Transforming Data
One of the benefits of making data cleansing an autonomous step is that now transformation can focus on adapting the dataset to the goals of the analysis. If you’re using a spreadsheet, you’re now moving from the cell level to the column level where you add, remove, or change variables. Here are a few examples of possible data transformations:
Encoding: If a column includes answers to an open question (where there are no predefined answers), you must add one or more columns to categorize those answers. For example, if you asked people to name three of their preferred movie actors, you’d have to parse the answer and code every one of the names.
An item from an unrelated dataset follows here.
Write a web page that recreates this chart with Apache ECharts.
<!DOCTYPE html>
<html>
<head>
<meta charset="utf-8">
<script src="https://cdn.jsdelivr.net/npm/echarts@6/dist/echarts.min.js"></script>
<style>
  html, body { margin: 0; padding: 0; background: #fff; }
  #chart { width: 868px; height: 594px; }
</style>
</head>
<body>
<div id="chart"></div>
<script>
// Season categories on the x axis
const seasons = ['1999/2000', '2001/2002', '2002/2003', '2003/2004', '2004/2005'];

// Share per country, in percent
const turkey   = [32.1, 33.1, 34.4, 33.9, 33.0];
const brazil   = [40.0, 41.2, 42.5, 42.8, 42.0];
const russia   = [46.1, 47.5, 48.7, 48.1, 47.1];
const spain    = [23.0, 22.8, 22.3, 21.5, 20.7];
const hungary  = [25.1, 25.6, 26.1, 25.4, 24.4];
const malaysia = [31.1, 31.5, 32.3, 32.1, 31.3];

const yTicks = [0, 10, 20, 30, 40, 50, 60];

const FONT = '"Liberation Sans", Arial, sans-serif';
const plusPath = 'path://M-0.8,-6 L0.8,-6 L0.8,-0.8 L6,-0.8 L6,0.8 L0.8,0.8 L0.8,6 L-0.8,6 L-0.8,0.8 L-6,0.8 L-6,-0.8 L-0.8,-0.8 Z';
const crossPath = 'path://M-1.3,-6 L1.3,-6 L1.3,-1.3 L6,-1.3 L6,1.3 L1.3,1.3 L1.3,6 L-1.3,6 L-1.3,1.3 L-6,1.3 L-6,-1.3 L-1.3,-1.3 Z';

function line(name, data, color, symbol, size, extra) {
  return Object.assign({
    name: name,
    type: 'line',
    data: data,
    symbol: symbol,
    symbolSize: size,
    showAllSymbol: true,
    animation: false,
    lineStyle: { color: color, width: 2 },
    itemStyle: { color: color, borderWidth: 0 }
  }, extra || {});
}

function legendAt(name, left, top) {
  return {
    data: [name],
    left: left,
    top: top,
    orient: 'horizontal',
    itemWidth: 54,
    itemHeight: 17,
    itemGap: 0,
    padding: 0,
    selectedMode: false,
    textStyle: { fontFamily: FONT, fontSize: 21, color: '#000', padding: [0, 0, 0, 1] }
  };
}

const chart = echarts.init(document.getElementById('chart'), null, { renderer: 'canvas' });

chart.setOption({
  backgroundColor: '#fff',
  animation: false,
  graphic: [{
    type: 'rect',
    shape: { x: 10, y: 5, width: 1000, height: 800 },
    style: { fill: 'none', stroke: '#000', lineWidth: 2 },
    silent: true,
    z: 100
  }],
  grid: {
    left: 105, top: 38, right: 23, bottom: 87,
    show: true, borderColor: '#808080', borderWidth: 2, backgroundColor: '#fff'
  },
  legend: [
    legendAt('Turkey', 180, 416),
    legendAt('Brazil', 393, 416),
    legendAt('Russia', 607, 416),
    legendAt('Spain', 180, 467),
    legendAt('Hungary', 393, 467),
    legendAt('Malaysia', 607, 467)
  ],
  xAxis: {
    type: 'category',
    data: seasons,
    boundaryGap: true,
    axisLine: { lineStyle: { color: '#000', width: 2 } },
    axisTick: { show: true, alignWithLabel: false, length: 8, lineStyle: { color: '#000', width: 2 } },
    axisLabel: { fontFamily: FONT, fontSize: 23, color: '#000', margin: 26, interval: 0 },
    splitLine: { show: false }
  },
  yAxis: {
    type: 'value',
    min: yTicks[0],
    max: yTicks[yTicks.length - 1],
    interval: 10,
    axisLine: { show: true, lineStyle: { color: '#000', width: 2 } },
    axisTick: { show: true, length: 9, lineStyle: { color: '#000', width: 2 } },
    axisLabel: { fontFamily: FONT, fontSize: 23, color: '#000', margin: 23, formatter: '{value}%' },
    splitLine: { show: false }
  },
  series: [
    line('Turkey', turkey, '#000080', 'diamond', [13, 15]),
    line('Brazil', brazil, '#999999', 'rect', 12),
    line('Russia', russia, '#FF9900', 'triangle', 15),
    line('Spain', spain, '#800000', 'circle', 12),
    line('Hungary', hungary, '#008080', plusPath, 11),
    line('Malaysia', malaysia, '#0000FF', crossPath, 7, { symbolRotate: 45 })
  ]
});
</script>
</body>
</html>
Aggregation: The level of detail may be excessive for the purposes of analysis, and we’ll need to aggregate the data at a higher level. Our 23-year-old new mom can belong to a larger category (for example, ages 20–24), or data at the daily level can hide a pattern that can only be spotted at the week level.
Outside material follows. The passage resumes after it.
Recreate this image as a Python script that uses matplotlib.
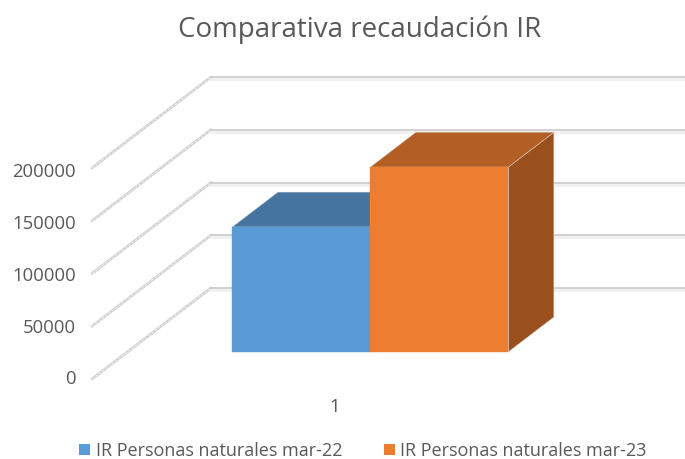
import matplotlib
matplotlib.use('Agg')
import matplotlib.pyplot as plt
from matplotlib.patches import Polygon, Patch

plt.rcParams['font.family'] = ['Open Sans', 'DejaVu Sans']

# datos
categorias = ['1']
series = ['IR Personas naturales mar-22', 'IR Personas naturales mar-23']
valores = [118500, 175300]
ticks_y = [0, 50000, 100000, 150000, 200000]

colores = ['#5B9BD5', '#ED7D31']
colores_arriba = ['#44749F', '#B25E24']
colores_lado = ['#3F6C95', '#9A501C']

# caja 3D: x en ancho de barra, y en valor, d = profundidad de 0 a 1
PX_X = 138.0
PX_Y = 211.0 / 200000
FONDO_X = 119 / PX_X
FONDO_Y = 91 / PX_Y
PARED_X = -0.761
FIN_X = 488 / PX_X
D_FRENTE = 0.297
D_ATRAS = 0.68


def proyectar(x, v, d):
    return x + d * FONDO_X, v + d * FONDO_Y


def cara(puntos, color, z, **kw):
    pts = [proyectar(*p) for p in puntos]
    return Polygon(pts, closed=True, facecolor=color, edgecolor=kw.pop('borde', color),
                   linewidth=kw.pop('grosor', 0.6), zorder=z, **kw)


fig = plt.figure(figsize=(6.85, 4.59), dpi=100)
ax = fig.add_axes([0, 0, 1, 1])
ax.set_xlim(-197 / PX_X, FIN_X)
ax.set_ylim(-80 / PX_Y, 379 / PX_Y)
ax.axis('off')

# rejilla: pared lateral y pared del fondo
for t in ticks_y:
    x0, y0 = proyectar(PARED_X, t, 0)
    x1, y1 = proyectar(PARED_X, t, 1)
    ax.plot([x0, x1], [y0, y1], color='#d2d2d2', lw=2.0, zorder=1, solid_capstyle='round')
    ax.plot([x0, x1], [y0, y1], color='#f4f4f4', lw=0.6, zorder=1.1, dashes=(3, 2))
    ax.plot([x1, FIN_X], [y1 - 2 / PX_Y, y1 - 2 / PX_Y], color='#f0f0f0', lw=2.0, zorder=1)
    ax.plot([x1, FIN_X], [y1, y1], color='#cacaca', lw=1.2, zorder=1.1)
    ax.text(x0 - 16 / PX_X, t * 0.985 - 0.5 / PX_Y, str(t), ha='right', va='center',
            fontsize=13.3, color='#595959')

# barras
for i, v in enumerate(valores):
    izq, der = i, i + 1
    ax.add_patch(cara([(der, 0, D_FRENTE), (der, 0, D_ATRAS), (der, v, D_ATRAS), (der, v, D_FRENTE)],
                      colores_lado[i], 3 + i, borde='#d4d4d4', grosor=0.5))
    ax.add_patch(cara([(izq, v, D_FRENTE), (izq, v, D_ATRAS), (der, v, D_ATRAS), (der, v, D_FRENTE)],
                      colores_arriba[i], 3 + i, borde='#d4d4d4', grosor=0.3))
    ax.add_patch(cara([(izq, 0, D_FRENTE), (der, 0, D_FRENTE), (der, v, D_FRENTE), (izq, v, D_FRENTE)],
                      colores[i], 3.1 + i, grosor=0.3))

# etiqueta de categoria
x_cat, y_cat = proyectar(1, 0, 0)
ax.text(x_cat, y_cat - 28 / PX_Y, categorias[0], ha='center', va='center', fontsize=13.3, color='#595959')

ax.text(0.525, 0.936, 'Comparativa recaudación IR', transform=ax.transAxes, ha='center', va='center',
        fontsize=20, color='#595959')

manijas = [Patch(facecolor=colores[i], label=series[i]) for i in range(len(series))]
ax.legend(handles=manijas, loc='center', bbox_to_anchor=(0.53, 0.0175), ncol=2, frameon=False,
          fontsize=13.0, labelcolor='#595959', handlelength=0.62, handleheight=0.62,
          handletextpad=0.3, columnspacing=2.3, borderpad=0)

fig.savefig('out.png', dpi=100)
Derived data: If we’re studying obesity and have weight and height data, we can calculate Body Mass Index (BMI) and add it as a new variable.
Removal: Changes in project scope may make some of the observations irrelevant, or some variables may only be needed to calculate derived data (like BMI above). Keep in the dataset only the data you need.
Standardization: If we need to link our new table to other tables in our system, some standardization may be needed, including changes in table structure and in labeling (for example, M/F instead of Male/Female).